Now in its twelfth year, Melt! Festival has grown ten-fold from 2,000 people back in 1997 to over 20,000 revellers in 2009. With so many people descending on Ferropolis, many via the train station in tiny Dessau problems were predicted but not encountered. The only issue all weekend turned out to be the cash points running dry. The site itself is an open-air museum of huge industrial machines dating from the mid-twentieth century. Draped in banners and adorned by strobes and lasers they provide a soulful backdrop to what is truly a unique festival.
Arriving on Thursday afternoon via a two hour train from Berlin - the campsite is well marked out with paths providing stumbling room for later in the night. The downside is bar the ‘Supermarket’ and Pizza Mario there is little to do other than drink. At the entrance there is a Red Bull bus which sees a number of bands and DJs take to the roof but the crowd is uninterested for the most part. Drinks in the supermarket prove expensive too. A Euro is added to each plastic bottle and repatriated upon return but in reality this just makes things quite pricey.
Waking up Friday morning the weather is miserable compared with the baking heat of the previous day and will only get worse throughout the day until finally at 3.30am the plug is pulled on all the stages and we are asked to return to the campsite. The rain is unrelenting and the organisers unfortunately have little option but to put a stop to proceedings. Before they do Cold War Kids had kicked things off on the main stage followed by Delphic – who had disappointingly replaced the Foals. Cassius they were not.
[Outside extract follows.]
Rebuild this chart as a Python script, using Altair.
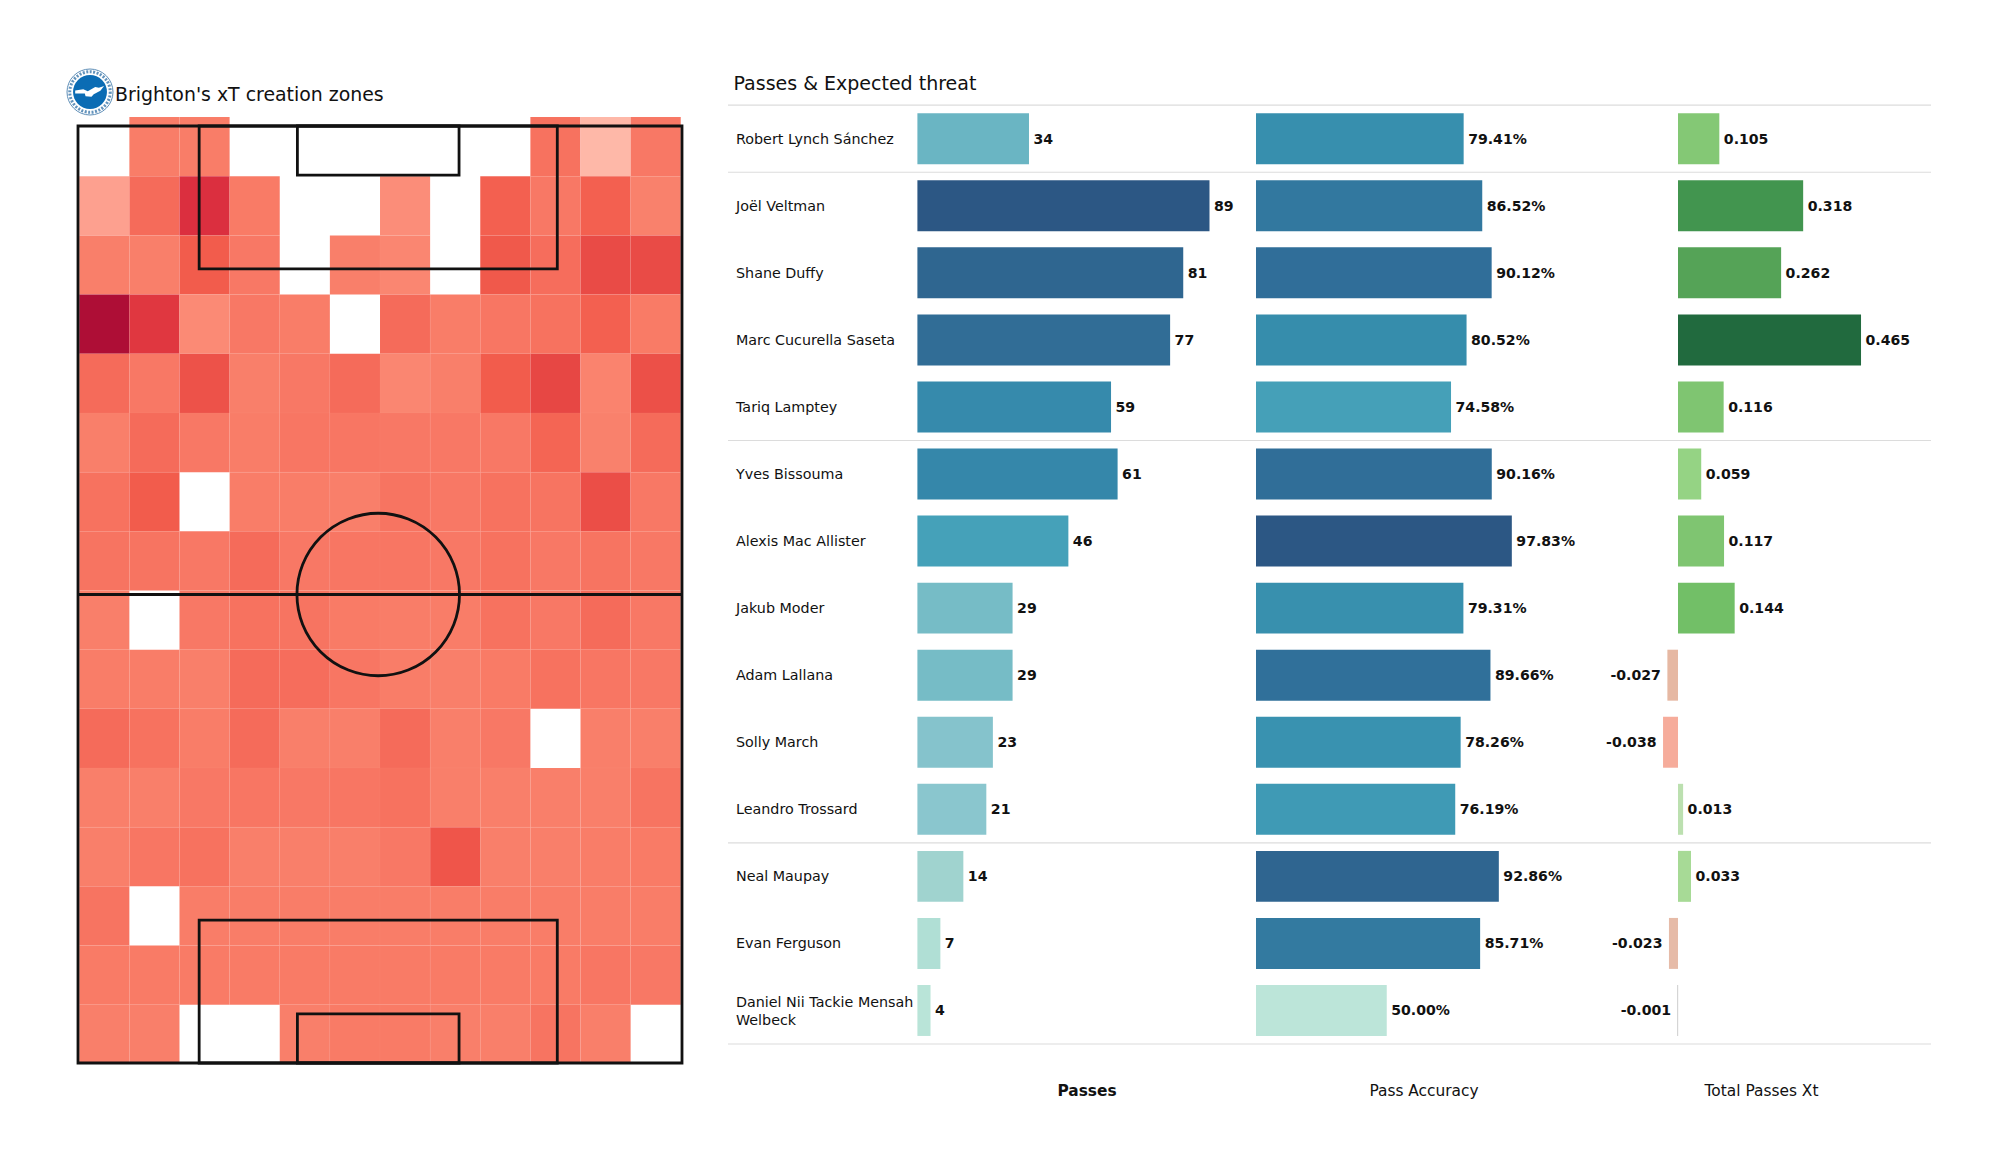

The Main Arena is sunken with stairs at the back and on the side providing a mini-stadium. The sound is decent but a bit tinny at times. Klaxons were to follow but it was Skream + Benga on the Red Bull Floor that took the plaudits. Relentless for an hour, his remix of La Roux’s ‘In For The Kill’ wiped the floor with La Roux’s own version in the Coca-Cola Tent a little later. Aphex Twin dominated the main stage as the rain started to fall and fall before Simian Mobile Disco twisted a packed Gemini Stage (it was undercover) into oblivion. Playing a thumping set that took in most of ‘Attack Decay Sustain Release,’ ‘Hustler’ and ‘Tits and Acid’ kept everybody dancing in raptures before a long trudge back to the tent.